* _WHAT TO PRODUCE_:
In the records below, find the line containing "Convert this chart" and the line containing "3.1, 1.0, 0.5]". Give again exactly those lines and every line between them, omitting the pictures.

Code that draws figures
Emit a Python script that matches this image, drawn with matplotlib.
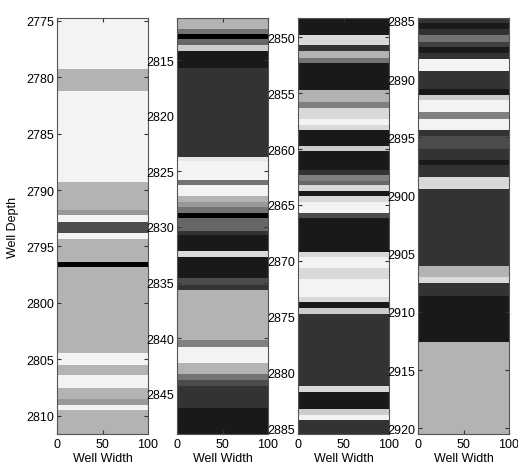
import numpy as np
import matplotlib
matplotlib.use("Agg")
import matplotlib.pyplot as plt

plt.rcParams['font.family'] = ['Liberation Sans', 'DejaVu Sans']

# layer tops (depth) and gray shade (0 black .. 1 white) for each of the 4 columns
tops_1 = [2774.0, 2779.27, 2781.2, 2789.25, 2791.8, 2792.25, 2792.8, 2793.8, 2794.35,
          2796.35, 2796.8, 2804.4, 2805.45, 2806.4, 2807.5, 2808.5, 2809.0, 2809.5]
shade_1 = [0.95, 0.70, 0.95, 0.70, 0.60, 0.95, 0.30, 0.95, 0.70,
           0.0, 0.70, 0.95, 0.70, 0.95, 0.70, 0.60, 0.95, 0.70]

tops_2 = [2811.0, 2812.2, 2812.7, 2813.1, 2813.66, 2814.2, 2815.7, 2823.67, 2824.1,
          2825.76, 2826.26, 2827.24, 2827.75, 2828.2, 2828.7, 2829.2, 2830.35, 2830.7,
          2832.15, 2832.7, 2834.6, 2835.2, 2835.7, 2840.17, 2840.77, 2842.25, 2843.23,
          2843.73, 2844.27, 2846.3]
shade_2 = [0.70, 0.45, 0.0, 0.40, 0.80, 0.10, 0.20, 0.90, 0.95,
           0.45, 0.95, 0.70, 0.60, 0.45, 0.0, 0.40, 0.20, 0.10,
           0.85, 0.10, 0.30, 0.20, 0.70, 0.50, 0.95, 0.70, 0.45,
           0.30, 0.20, 0.10]

tops_3 = [2848.0, 2849.76, 2850.73, 2851.24, 2851.82, 2852.33, 2854.69, 2855.75, 2856.34,
          2857.35, 2857.81, 2858.32, 2859.7, 2860.18, 2861.86, 2862.3, 2862.83, 2863.24,
          2863.72, 2864.2, 2864.72, 2865.7, 2866.2, 2869.17, 2869.7, 2870.66, 2871.64,
          2873.27, 2873.7, 2874.2, 2874.75, 2881.2, 2881.73, 2883.3, 2883.8, 2884.25]
shade_3 = [0.10, 0.85, 0.20, 0.70, 0.45, 0.10, 0.70, 0.50, 0.85,
           0.95, 0.85, 0.10, 0.80, 0.10, 0.20, 0.50, 0.40, 0.85,
           0.10, 0.85, 0.95, 0.30, 0.10, 0.85, 0.95, 0.85, 0.95,
           0.85, 0.10, 0.80, 0.20, 0.85, 0.10, 0.80, 0.95, 0.20]

tops_4 = [2884.5, 2885.17, 2885.69, 2886.17, 2886.77, 2887.25, 2887.74, 2888.26, 2889.26,
          2890.83, 2891.34, 2891.83, 2892.82, 2893.4, 2894.34, 2894.88, 2895.97, 2896.97,
          2897.4, 2898.45, 2899.46, 2906.05, 2907.0, 2907.56, 2908.6, 2912.6]
shade_4 = [0.20, 0.10, 0.20, 0.45, 0.25, 0.10, 0.20, 0.95, 0.20,
           0.10, 0.80, 0.95, 0.50, 0.95, 0.20, 0.30, 0.20, 0.10,
           0.20, 0.85, 0.20, 0.70, 0.85, 0.20, 0.10, 0.70]

# visible depth window of each column
depth_lims = [(2774.8, 2811.6), (2811.25, 2848.6), (2848.3, 2885.5), (2884.77, 2920.5)]
depth_ticks = [np.arange(2775, 2811, 5), np.arange(2815, 2846, 5),
               np.arange(2850, 2886, 5), np.arange(2885, 2921, 5)]
width_ticks = [0, 50, 100]

columns = [(tops_1, shade_1), (tops_2, shade_2), (tops_3, shade_3), (tops_4, shade_4)]
lefts = [57, 177, 298, 418]

fig = plt.figure(figsize=(5.18, 4.64), dpi=100)
W, H = 518.0, 464.0

for i, (tops, shade) in enumerate(columns):
    ax = fig.add_axes([lefts[i] / W, 29 / H, 91 / W, 415.7 / H])
    lo, hi = depth_lims[i]
    edges = np.array(tops + [hi + 1])
    C = np.array(shade)[:, None]
    ax.pcolormesh([0, 100], edges, C, cmap='gray', vmin=0, vmax=1, shading='flat')
    ax.set_xlim(0, 100)
    ax.set_ylim(hi, lo)
    ax.set_xticks(width_ticks)
    ax.set_yticks(depth_ticks[i])
    ax.tick_params(direction='in', top=True, right=True, labelsize=9,
                   length=3, color='#333333', pad=2)
    ax.tick_params(axis='x', pad=3)
    for s in ax.spines.values():
        s.set_color('#555555')
        s.set_linewidth(0.8)
    ax.set_xlabel('Well Width', fontsize=9, labelpad=1)
    if i == 0:
        ax.set_ylabel('Well Depth', fontsize=9, labelpad=5)

fig.savefig('out.png', dpi=100)
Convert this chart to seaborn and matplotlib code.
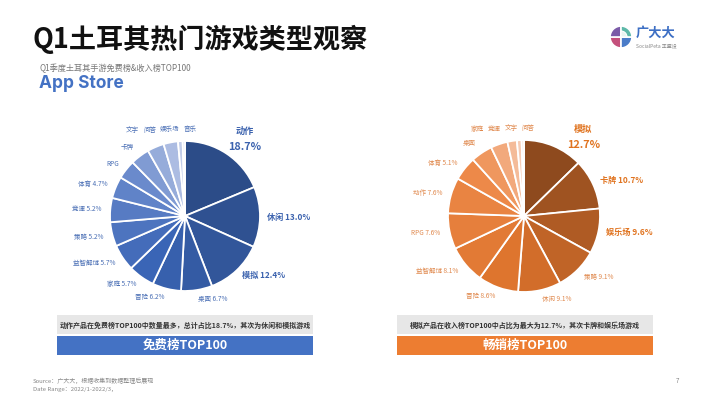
import matplotlib
matplotlib.use("Agg")
import matplotlib.pyplot as plt
import numpy as np
import seaborn as sns
from matplotlib.patches import Rectangle, Wedge

sns.set_theme(style="white")
plt.rcParams["font.family"] = ["Noto Sans CJK SC", "DejaVu Sans"]

# 免费榜 TOP100 类型占比 (%)
free_genres = ["动作", "休闲", "模拟", "桌面", "冒险", "家庭", "益智解谜", "策略",
               "竞速", "体育", "RPG", "卡牌", "文字", "问答", "娱乐场", "音乐"]
free_share = [18.7, 13.0, 12.4, 6.7, 6.2, 5.7, 5.7, 5.2, 5.2, 4.7, 4.1, 4.1, 3.6, 3.1, 1.0, 0.5]

# 畅销榜 TOP100 类型占比 (%)
paid_genres = ["模拟", "卡牌", "娱乐场", "策略", "休闲", "冒险", "益智解谜", "RPG",
               "动作", "体育", "桌面", "家庭", "竞速", "文字", "问答"]
paid_share = [12.7, 10.7, 9.6, 9.1, 9.1, 8.6, 8.1, 7.6, 7.6, 5.1, 4.6, 3.6, 2.0, 1.0, 0.5]

n_labeled = 10  # 只标注前10个的百分比
n_bold = 3

W, H = 710, 399
fig = plt.figure(figsize=(W / 100, H / 100), dpi=100)
bg = fig.add_axes([0, 0, 1, 1])
bg.set_xlim(0, W)
bg.set_ylim(H, 0)
bg.axis("off")

latin = ["Inter", "Noto Sans CJK SC"]

# 标题
bg.text(32, 39, "Q1土耳其热门游戏类型观察", fontsize=19.5, fontweight="heavy",
        color="#111111", va="center", ha="left")
bg.text(40, 68, "Q1季度土耳其手游免费榜&收入榜TOP100", fontsize=5.9,
        color="#777777", va="center", ha="left")
bg.text(39, 84, "App Store", fontsize=12.5, fontweight="bold", color="#4472C4",
        va="center", ha="left", family=latin)

# logo
for t1, t2, c in [(90, 180, "#C4507C"), (180, 270, "#7B5BA8"),
                  (0, 90, "#4A7CC8"), (270, 360, "#5DB8A8")]:
    bg.add_patch(Wedge((621, 37), 11, t1, t2, facecolor=c, edgecolor="white", lw=1.2))
bg.add_patch(Wedge((621, 37), 6, 270, 360, facecolor="#E8F4F0", edgecolor="white", lw=0.8))
bg.text(636, 33, "广大大", fontsize=9.5, fontweight="bold", color="#3D6FC4",
        va="center", ha="left")
bg.text(636, 46, "SocialPeta 丰盛设", fontsize=3.6, color="#888888",
        va="center", ha="left")


def spread_labels(texts, r_px, pad=4, rounds=80):
    # 顶部小标签水平挤开，右边的基本不动，往左推
    fig.canvas.draw()
    rend = fig.canvas.get_renderer()
    for _ in range(rounds):
        moved = False
        for a, b in zip(texts[:-1], texts[1:]):
            ba = a.get_window_extent(rend)
            bb = b.get_window_extent(rend)
            if ba.y1 < bb.y0 or bb.y1 < ba.y0:
                continue
            ov = ba.x0 - bb.x1 - pad
            if ov < 0:
                s = -ov / r_px
                xa, ya = a.get_position()
                xb, yb = b.get_position()
                a.set_position((xa + 0.25 * s, ya))
                b.set_position((xb - 0.75 * s, yb))
                moved = True
        if not moved:
            break


def draw_pie(cx, cy, r, values, labels, colors, txt_small, txt_big):
    s = 1.7
    ax = fig.add_axes([(cx - s * r) / W, 1 - (cy + s * r) / H, 2 * s * r / W, 2 * s * r / H])
    wedges, _ = ax.pie(values, colors=colors, startangle=90, counterclock=False,
                       wedgeprops=dict(edgecolor="white", linewidth=1.3))
    ax.set_xlim(-s, s)
    ax.set_ylim(-s, s)
    ax.set_aspect("equal")
    ax.axis("off")
    top = []
    for i, (w, lab, v) in enumerate(zip(wedges, labels, values)):
        ang = np.deg2rad((w.theta1 + w.theta2) / 2)
        x, y = np.cos(ang), np.sin(ang)
        if i == 0:
            lx = max(1.22 * x + 0.12, 0.78)
            ly = min(1.22 * y + 0.12, 1.14)
            ax.text(lx, ly, lab, fontsize=6.6, fontweight="bold",
                    color=txt_big, ha="center", va="center")
            ax.text(lx, ly - 0.21, f"{v:.1f}%", fontsize=7.8, fontweight="bold",
                    color=txt_big, ha="center", va="center")
            continue
        text = f"{lab} {v:.1f}%" if i < n_labeled else lab
        if i < n_bold:
            ax.text(1.1 * x, 1.1 * y, text, fontsize=5.9, fontweight="bold",
                    color=txt_big, ha="left" if x > 0 else "right", va="center")
        elif y > 0.85:
            t = ax.text(1.12 * x, max(1.16 * y, 1.15), text, fontsize=4.7,
                        color=txt_small, ha="center", va="center")
            top.append(t)
        else:
            d = 1.12 if y < 0.7 else 1.15
            ax.text(d * x, d * y, text, fontsize=4.7, color=txt_small,
                    ha="left" if x > 0 else "right", va="center")
    spread_labels(top[::-1], r)


blues = sns.blend_palette(["#2C4C88", "#3A65B6", "#6A8ACC", "#D8DEF0"], len(free_share))
oranges = sns.blend_palette(["#8E4A1E", "#DD732C", "#EE8B4B", "#F8DED2"], len(paid_share))

draw_pie(185, 216, 75, free_share, free_genres, blues, "#4A6FB5", "#3B62AE")
draw_pie(524, 216, 76, paid_share, paid_genres, oranges, "#E0894E", "#E0731F")

# 底部说明框
for x0, note, bar, col in [
    (57, "动作产品在免费榜TOP100中数量最多，总计占比18.7%，其次为休闲和模拟游戏", "免费榜TOP100", "#4472C4"),
    (397, "模拟产品在收入榜TOP100中占比为最大为12.7%，其次卡牌和娱乐场游戏", "畅销榜TOP100", "#ED7D31"),
]:
    bg.add_patch(Rectangle((x0, 315), 256, 19, facecolor="#E7E7E7", edgecolor="none"))
    bg.add_patch(Rectangle((x0, 336), 256, 19, facecolor=col, edgecolor="none"))
    bg.text(x0 + 128, 325, note, fontsize=5, fontweight="bold", color="#333333",
            ha="center", va="center")
    bg.text(x0 + 128, 345.5, bar, fontsize=9, fontweight="bold", color="white",
            ha="center", va="center")

bg.text(33, 381, "Source：广大大，根据收集到数据整理后展现", fontsize=4.3, color="#888888",
        ha="left", va="center")
bg.text(33, 389, "Date Range：2022/1-2022/3，", fontsize=4.3, color="#888888",
        ha="left", va="center")
bg.text(677, 381, "7", fontsize=4.5, color="#888888", ha="center", va="center")

fig.savefig("out.png", dpi=100)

* _EXPECTED ANSWER_:
Convert this chart to seaborn and matplotlib code.
import matplotlib
matplotlib.use("Agg")
import matplotlib.pyplot as plt
import numpy as np
import seaborn as sns
from matplotlib.patches import Rectangle, Wedge

sns.set_theme(style="white")
plt.rcParams["font.family"] = ["Noto Sans CJK SC", "DejaVu Sans"]

# 免费榜 TOP100 类型占比 (%)
free_genres = ["动作", "休闲", "模拟", "桌面", "冒险", "家庭", "益智解谜", "策略",
               "竞速", "体育", "RPG", "卡牌", "文字", "问答", "娱乐场", "音乐"]
free_share = [18.7, 13.0, 12.4, 6.7, 6.2, 5.7, 5.7, 5.2, 5.2, 4.7, 4.1, 4.1, 3.6, 3.1, 1.0, 0.5]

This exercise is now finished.